→ Stated task
Skipping all pictures, set down the lines of the listing from the first through the one with "plt.rcParams['font.size'] = 9.5".

→ Data section
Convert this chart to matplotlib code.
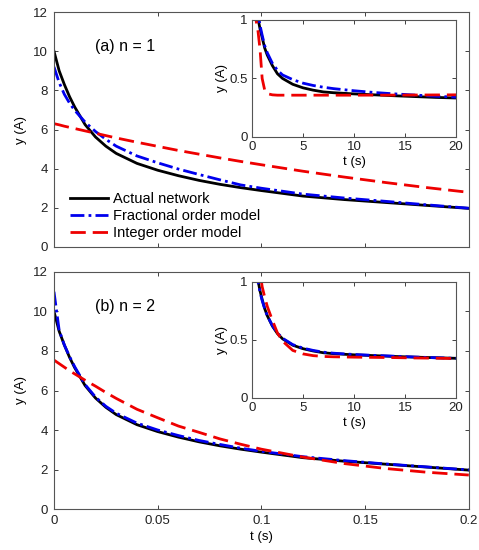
import numpy as np
import matplotlib
matplotlib.use('Agg')
from matplotlib import pyplot as plt

plt.rcParams['font.family'] = ['Liberation Sans', 'DejaVu Sans']
plt.rcParams['font.size'] = 9.5

# main panels, t in seconds
t = [0, 0.0025, 0.005, 0.0075, 0.01, 0.015, 0.02, 0.025, 0.03, 0.04, 0.05,
     0.06, 0.07, 0.08, 0.09, 0.1, 0.12, 0.14, 0.16, 0.18, 0.2]
actual = [10.0, 9.0, 8.3, 7.68, 7.15, 6.25, 5.62, 5.15, 4.78, 4.27, 3.92,
          3.64, 3.4, 3.2, 3.03, 2.88, 2.6, 2.42, 2.27, 2.12, 1.97]
frac1 = [9.2, 8.4, 7.8, 7.35, 6.98, 6.38, 5.9, 5.5, 5.15, 4.65, 4.3,
         3.98, 3.7, 3.43, 3.17, 3.0, 2.7, 2.5, 2.33, 2.15, 1.98]
int1 = [6.3, 6.24, 6.17, 6.11, 6.05, 5.93, 5.81, 5.69, 5.57, 5.35, 5.14,
        4.93, 4.74, 4.55, 4.37, 4.2, 3.87, 3.57, 3.29, 3.03, 2.79]
frac2 = [11.0, 9.05, 8.3, 7.72, 7.2, 6.3, 5.67, 5.2, 4.85, 4.35, 4.0,
         3.72, 3.47, 3.27, 3.08, 2.92, 2.65, 2.45, 2.28, 2.13, 1.98]
int2 = [7.54, 7.36, 7.18, 7.0, 6.84, 6.52, 6.22, 5.9, 5.6, 5.05, 4.62,
        4.2, 3.88, 3.55, 3.28, 3.03, 2.63, 2.3, 2.05, 1.86, 1.72]

# insets, t in seconds
ti = [0.5, 0.6, 0.8, 1.0, 1.25, 1.5, 2, 2.5, 3, 4, 5, 6, 7, 8, 10, 12, 14,
      16, 18, 20]
actual_i1 = [1.1, 1.01, 0.92, 0.85, 0.76, 0.7, 0.61, 0.54, 0.5, 0.45, 0.42,
             0.4, 0.385, 0.378, 0.368, 0.36, 0.352, 0.345, 0.338, 0.333]
frac_i1 = [1.15, 1.06, 0.95, 0.87, 0.78, 0.72, 0.63, 0.57, 0.53, 0.49, 0.46,
           0.44, 0.425, 0.413, 0.395, 0.38, 0.368, 0.358, 0.348, 0.34]
ti_int1 = [0.3, 0.4, 0.6, 0.8, 1.0, 1.25, 1.5, 2, 2.5, 3, 5, 10, 15, 20]
int_i1 = [1.1, 1.0, 0.9, 0.74, 0.5, 0.4, 0.37, 0.36, 0.357, 0.357, 0.357,
          0.357, 0.358, 0.36]
actual_i2 = [1.1, 1.01, 0.92, 0.85, 0.77, 0.71, 0.62, 0.555, 0.51, 0.455,
             0.425, 0.405, 0.39, 0.382, 0.372, 0.365, 0.358, 0.352, 0.347,
             0.342]
frac_i2 = [1.1, 1.0, 0.91, 0.84, 0.77, 0.71, 0.625, 0.56, 0.515, 0.46,
           0.43, 0.41, 0.395, 0.386, 0.375, 0.367, 0.36, 0.353, 0.347, 0.342]
int_i2 = [1.2, 1.15, 1.08, 0.96, 0.87, 0.79, 0.67, 0.56, 0.49, 0.41, 0.38,
          0.365, 0.358, 0.355, 0.352, 0.35, 0.348, 0.345, 0.343, 0.34]

lw = 2
red_dash = (5.5, 2.5)
blue_dd = (5, 1.5, 1, 1.5)


def style(ax):
    ax.tick_params(direction='in', top=True, right=True, length=3,
                   width=0.6, colors='#222222', labelsize=9.5, pad=4.5)
    for s in ax.spines.values():
        s.set_color('#555555')
        s.set_linewidth(0.8)


fig = plt.figure(figsize=(4.79, 5.5), dpi=100)

main_pos = [[0.1127, 0.551, 0.866, 0.427], [0.1127, 0.0745, 0.866, 0.431]]
inset_pos = [[0.526, 0.751, 0.426, 0.2127], [0.526, 0.2764, 0.426, 0.2109]]
mains = [(actual, frac1, int1, '(a) n = 1'), (actual, frac2, int2, '(b) n = 2')]
insets = [(ti, actual_i1, frac_i1, ti_int1, int_i1),
          (ti, actual_i2, frac_i2, ti, int_i2)]

for k in range(2):
    ya, yf, yi, lab = mains[k]
    ax = fig.add_axes(main_pos[k])
    ax.plot(t, ya, color='k', lw=lw, label='Actual network')
    ax.plot(t, yf, color='#0000ee', lw=lw, dashes=blue_dd,
            label='Fractional order model')
    ax.plot(t, yi, color='#ee0000', lw=lw, dashes=red_dash,
            label='Integer order model')
    ax.set_xlim(0, 0.2)
    ax.set_ylim(0, 12)
    ax.set_xticks([0, 0.05, 0.1, 0.15, 0.2])
    ax.set_yticks([0, 2, 4, 6, 8, 10, 12])
    ax.set_ylabel('y (A)', labelpad=4)
    ax.text(0.02, 10.25, lab, fontsize=11.5, va='center')
    style(ax)
    if k == 0:
        ax.set_xticklabels([])
        ax.legend(loc='lower left', bbox_to_anchor=(0.015, -0.015),
                  frameon=False, fontsize=10.5, handlelength=2.6,
                  handletextpad=0.35, labelspacing=0.2, borderaxespad=0.3)
    else:
        ax.set_xticklabels(['0', '0.05', '0.1', '0.15', '0.2'])
        ax.set_xlabel('t (s)', labelpad=3)

    tx, a_i, f_i, tr, r_i = insets[k]
    ai = fig.add_axes(inset_pos[k])
    ai.plot(tx, a_i, color='k', lw=lw)
    ai.plot(tx, f_i, color='#0000ee', lw=lw, dashes=blue_dd)
    ai.plot(tr, r_i, color='#ee0000', lw=lw, dashes=red_dash)
    ai.set_xlim(0, 20)
    ai.set_ylim(0, 1)
    ai.set_xticks([0, 5, 10, 15, 20])
    ai.set_yticks([0, 0.5, 1])
    ai.set_yticklabels(['0', '0.5', '1'])
    style(ai)
    ai.tick_params(pad=3)
    ai.set_xlabel('t (s)', labelpad=2)
    ai.set_ylabel('y (A)', labelpad=1)

fig.savefig('out.png', dpi=100)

→ Full output
Convert this chart to matplotlib code.
import numpy as np
import matplotlib
matplotlib.use('Agg')
from matplotlib import pyplot as plt

plt.rcParams['font.family'] = ['Liberation Sans', 'DejaVu Sans']
plt.rcParams['font.size'] = 9.5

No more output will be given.